When something ends, we get to decide whether we want something more beautiful to take its place or to let the anger and disappointment of its goodbye shrink us into someone small and bitter.

I’ve had my fair share of painful breakups. You know the kind…

The ones where there’s blaming, shaming, name-calling, and character assaults that leave you more humiliated than anything the relationship problems could have ever made you feel.

The story I tell myself

It has been in those moments where I became more attached to the story of what was wrong with me, instead of what wasn’t working in the relationship. It became more about my faults, my shortcomings, and what I needed to change about myself. Can you relate?

What if the opposite is true?

What if there is a dignified and graceful way to break up?

Even when the pain is unbearable. Even when there is betrayal, hurt, and disappointments. Can we still honor the relationship with the compassion and love that was once shared?

Hell YES!!

It’s scary though, right!?!

The thought of someone we love going away for good. What does that mean about us? Our future? What about our plans? What about the NOW?

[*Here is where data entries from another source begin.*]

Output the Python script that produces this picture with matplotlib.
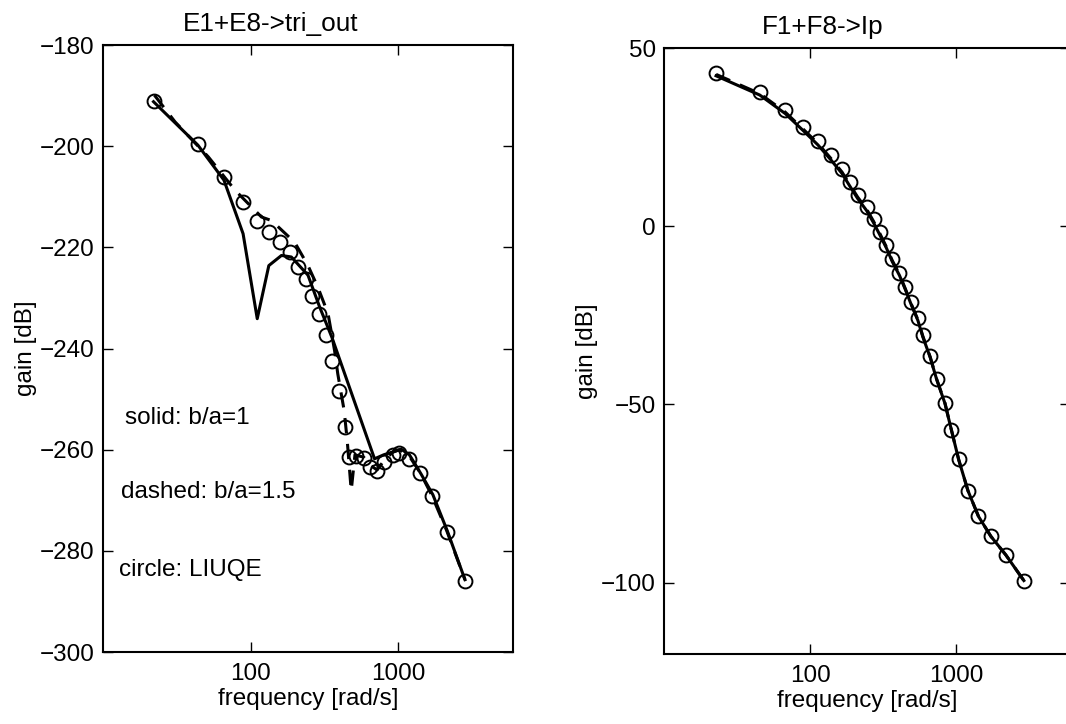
import matplotlib.pyplot as plt
import numpy as np

plt.rcParams['font.family'] = ['Liberation Sans', 'DejaVu Sans']
plt.rcParams['font.size'] = 17.5

# E1+E8 -> tri_out : LIUQE circles
e_circ_f = [22, 44, 66, 89, 111, 134, 158, 184, 210, 236, 261, 291, 323,
            356, 398, 434, 464, 520, 586, 640, 721, 808, 920, 1020, 1192,
            1415, 1690, 2134, 2838]
e_circ_g = [-191, -199.5, -206, -211, -214.7, -217, -219, -221, -223.8,
            -226.3, -229.7, -233.1, -237.4, -242.4, -248.3, -255.6, -261.4,
            -261.2, -261.7, -263.5, -264.3, -262.5, -261, -260.7, -261.8,
            -264.7, -269.2, -276.2, -285.9]
# solid: b/a=1
e_sol_f = [22, 44, 66, 89, 111, 133, 162, 189, 245, 294, 356, 692, 800,
           1050, 1192, 1430, 1720, 2150, 2838]
e_sol_g = [-191.2, -199.8, -206.7, -217.3, -234.1, -223.6, -221.6, -221.9,
           -225.5, -231.8, -237.8, -261.8, -261, -259.9, -261, -264.8,
           -268.9, -276, -285.7]
# dashed: b/a=1.5
e_das_f = [22.3, 30.8, 51.7, 78.5, 118.6, 138.7, 199, 245, 286, 335, 371,
           390, 431, 452, 481, 510, 586, 640, 721, 808, 920, 1020, 1192,
           1415, 1690, 2134, 2838]
e_das_g = [-189.9, -195.2, -202.1, -208.7, -214, -214.7, -219, -223.6,
           -227.9, -233.1, -240.4, -245, -252.3, -258.2, -268.1, -261,
           -261.5, -263, -264, -262, -260.5, -260, -261.3, -264.6, -269,
           -276, -285.7]

# F1+F8 -> Ip
f_circ_f = [22.7, 45.2, 67.5, 89.7, 113, 138, 165, 187, 211, 243, 271, 300,
            332, 364, 408, 448, 491, 545, 589, 662, 733, 835, 925, 1037,
            1200, 1416, 1722, 2177, 2893]
f_circ_g = [43.1, 37.7, 32.6, 27.9, 24.0, 19.9, 16.0, 12.3, 8.9, 5.4, 1.9,
            -1.6, -5.3, -9.1, -13.0, -17.1, -21.3, -25.8, -30.6, -36.5,
            -42.8, -49.5, -57.1, -65.4, -74.2, -81.4, -87.0, -92.2, -99.4]
f_sol_g = [42.2, 36.8, 31.6, 26.8, 22.8, 18.7, 14.8, 11.2, 7.8, 4.4, 1.0,
           -2.5, -6.1, -9.9, -13.8, -17.8, -22.0, -26.4, -31.0, -36.8,
           -43.0, -49.7, -57.2, -65.5, -74.2, -81.4, -87.0, -92.2, -99.4]
f_das_g = [42.6, 37.2, 32.0, 27.2, 23.2, 19.1, 15.2, 11.6, 8.2, 4.8, 1.4,
           -2.1, -5.8, -9.6, -13.5, -17.6, -21.8, -26.2, -30.8, -36.7,
           -42.9, -49.6, -57.2, -65.5, -74.2, -81.4, -87.0, -92.2, -99.4]

fig = plt.figure(figsize=(10.66, 7.24), dpi=100)
ax1 = fig.add_axes([0.0966, 0.0994, 0.3846, 0.8384])
ax2 = fig.add_axes([0.6229, 0.0967, 0.381, 0.837])

for ax in (ax1, ax2):
    ax.set_xscale('log')
    ax.set_xlim(10, 6000)
    ax.set_xticks([100, 1000])
    ax.set_xticklabels(['100', '1000'])
    ax.minorticks_off()
    ax.tick_params(direction='in', length=7, width=1, top=True, right=True)
    ax.tick_params(axis='x', pad=8)
    ax.tick_params(axis='y', pad=6)
    for s in ax.spines.values():
        s.set_linewidth(1.5)
    ax.set_xlabel('frequency [rad/s]', labelpad=2)
    ax.set_ylabel('gain [dB]', labelpad=2)

ax1.plot(e_sol_f, e_sol_g, 'k-', lw=2.2)
ax1.plot(e_das_f, e_das_g, 'k--', lw=2.2, dashes=(5, 3.5))
ax1.plot(e_circ_f, e_circ_g, 'o', ms=10, mfc='none', mec='k', mew=1.4)
ax1.set_ylim(-300, -180)
ax1.set_yticks(np.arange(-300, -179, 20))
ax1.set_title('E1+E8->tri_out', x=0.41, pad=10, fontsize=18.8)
ax1.text(14, -255, 'solid: b/a=1')
ax1.text(13.2, -269.5, 'dashed: b/a=1.5')
ax1.text(12.8, -285, 'circle: LIUQE')

ax2.plot(f_circ_f, f_sol_g, 'k-', lw=2.2)
ax2.plot(f_circ_f, f_das_g, 'k--', lw=2.2, dashes=(5, 3.5))
ax2.plot(f_circ_f, f_circ_g, 'o', ms=10, mfc='none', mec='k', mew=1.4)
ax2.set_ylim(-120, 50)
ax2.set_yticks([-100, -50, 0, 50])
ax2.set_title('F1+F8->Ip', x=0.39, pad=10, fontsize=18.8)

plt.savefig('out.png', dpi=100)
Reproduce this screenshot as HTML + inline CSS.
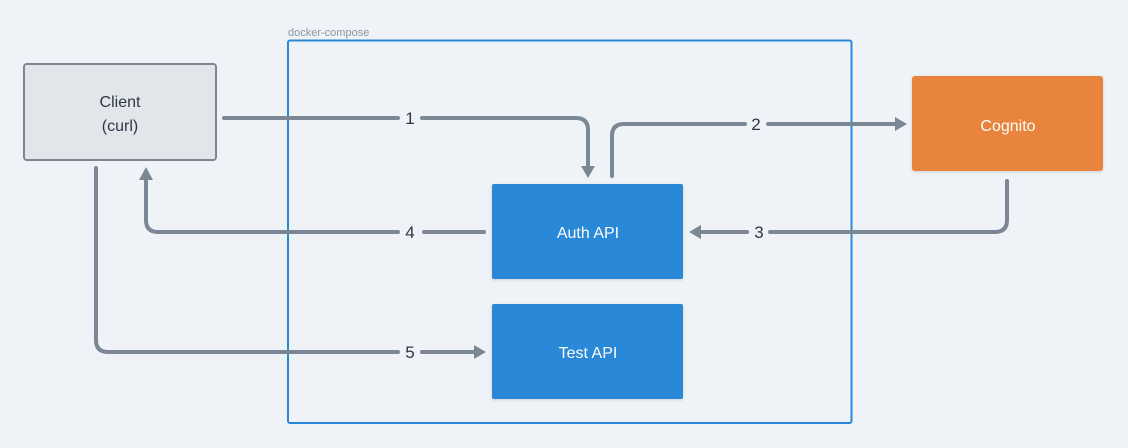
<!DOCTYPE html>
<html><head><style>
html,body{margin:0;padding:0;background:#eff3f7;}
svg{display:block;font-family:"Liberation Sans",sans-serif;}
</style></head><body>
<svg width="1128" height="448" viewBox="0 0 1128 448" xmlns="http://www.w3.org/2000/svg">
<rect width="1128" height="448" fill="#eff3f7"/>
<defs>
<filter id="sh" x="-10%" y="-10%" width="130%" height="130%"><feDropShadow dx="0" dy="1" stdDeviation="1.5" flood-color="#000" flood-opacity="0.15"/></filter>
</defs>
<text x="288" y="36" font-size="11" fill="#8a96a3">docker-compose</text>
<rect x="288" y="40.5" width="563.5" height="382.5" rx="2" fill="none" stroke="#2b88d8" stroke-width="2"/>
<rect x="24" y="64" width="192" height="96" rx="3" fill="#e2e6ea" stroke="#7b8794" stroke-width="2"/>
<text x="120" y="107" font-size="16" fill="#2d3748" text-anchor="middle">Client</text>
<text x="120" y="131" font-size="16" fill="#2d3748" text-anchor="middle">(curl)</text>
<rect x="492" y="184" width="191" height="95" rx="2" fill="#2b88d8" filter="url(#sh)"/>
<text x="588" y="238" font-size="16" fill="#fff" text-anchor="middle">Auth API</text>
<rect x="492" y="304" width="191" height="95" rx="2" fill="#2b88d8" filter="url(#sh)"/>
<text x="588" y="358" font-size="16" fill="#fff" text-anchor="middle">Test API</text>
<rect x="912" y="76" width="191" height="95" rx="3" fill="#e8843a" filter="url(#sh)"/>
<text x="1008" y="131" font-size="16" fill="#fff" text-anchor="middle">Cognito</text>
<g fill="none" stroke="#7b8794" stroke-width="4" stroke-linecap="round">
<path d="M224 118 H398 M422 118 H576 Q588 118 588 130 V166"/>
<path d="M612 176 V136 Q612 124 624 124 H745 M768 124 H895"/>
<path d="M1007 181 V220 Q1007 232 995 232 H770 M747 232 H702"/>
<path d="M484 232 H424 M398 232 H158 Q146 232 146 220 V180"/>
<path d="M96 168 V340 Q96 352 108 352 H398 M422 352 H474"/>
</g>
<g fill="#7b8794">
<polygon points="581,166 595,166 588,178"/>
<polygon points="895,117 895,131 907,124"/>
<polygon points="701,225 701,239 689,232"/>
<polygon points="139,180 153,180 146,167"/>
<polygon points="474,345 474,359 486,352"/>
</g>
<g font-size="17" fill="#2d3748" text-anchor="middle">
<text x="410" y="124">1</text>
<text x="756" y="130">2</text>
<text x="759" y="238">3</text>
<text x="410" y="238">4</text>
<text x="410" y="358">5</text>
</g>
</svg>
</body></html>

Whether it be a shared home, children, pets, or maybe even common friends.

How will all of that change?

Not to oversimplify a very complex and painful issue…but the one thing that is always certain in life is change. It’s how we approach that change, that defines what happens next.

WHO the FUCK am I now?

Let’s examine that for a moment. Now we’re single. We’re in pain, suffering, and maybe feeling damaged or broken.

Are we now suddenly unworthy of love because this person doesn’t love us anymore? Can we give ourselves and our former partner permission to outgrow the relationship? To outgrow us?

Are we allowed to change?

The BREAKUP

I’ve been there, I get it. No one wants to be left or feel unloved.

BUT what if a breakup isn’t about falling out of love with someone else but actually falling in love with yourself?

If I’ve learned anything about breakups is that we don’t want all of us to survive the breakup, that’s the point of a breakup. Something WE were doing wasn’t working. You have to break the old self completely, wear it down and allow for something healthier and more fulfilling to take its place.

If you want to have a bigger love, you have to have something bigger to think about.

Where there is poison there is a remedy

When we’re going through a breakup, we get to choose how to show up. Not only do we have the power to show up differently than we ever have, but also different than the other person too.

If someone is behaving badly toward us, it doesn’t mean that we need to behave badly too. How someone behaves isn’t a reflection of who we are but who they are.

We can decide to show up with dignity and grace and respect for ourselves. Even if we no longer respect the other person. We get to be both tough and tender, open and vulnerable to the experience but still have boundaries like a motherf*cker.

When we soften, we allow

When we armor up to prevent the bad from coming in, we also prevent the good from coming in too. When we get defensive, puff our chest and try to protect ourselves, we numb ourselves to all the goodness and sweetness that can come with this painful experience.

If we strike out in anger, instead of appreciation of and for the other person, we miss out on the point of the breakup, which is to open the door for something better suited for us and our life.

Yes, life can be painful and with each loss, disappointment, and heartache, our suit of armor wants to gets thicker and thicker, so we stay safe.

How can we be open, if the door is locked?

What a heavy burden we place on ourselves. How can anything get out or get in, for that matter? How can we be in a place of both self-protection and vulnerability?

It’s simple, I think. See the other person as someone who is also suffering and is also having an experience that it’s similar to yours.

Recognize that perception is just that, perception.

We never know what someone else is going through and not everyone has the tools to operate the way we do BUT that doesn’t mean they are not struggling too and worthy of compassion and consideration.

Our tenderness is our superpower

When we approach the breakup with tenderness and compassion, we allow each person involved the dignity of their grief and their experience. This can be a final and parting gift we give to each other. And what a more beautiful gift to say thank you for this relationship, I’m sorry it didn’t work out and I wish you so much love…somewhere else.

Tenderness doesn’t make us weak. It makes us brave and it’s in that bravery, where we find our strength.

Never apologize for being open, vulnerable, and tender. It’s in that space we not only give love, we are love and that’s the bravest thing we can be.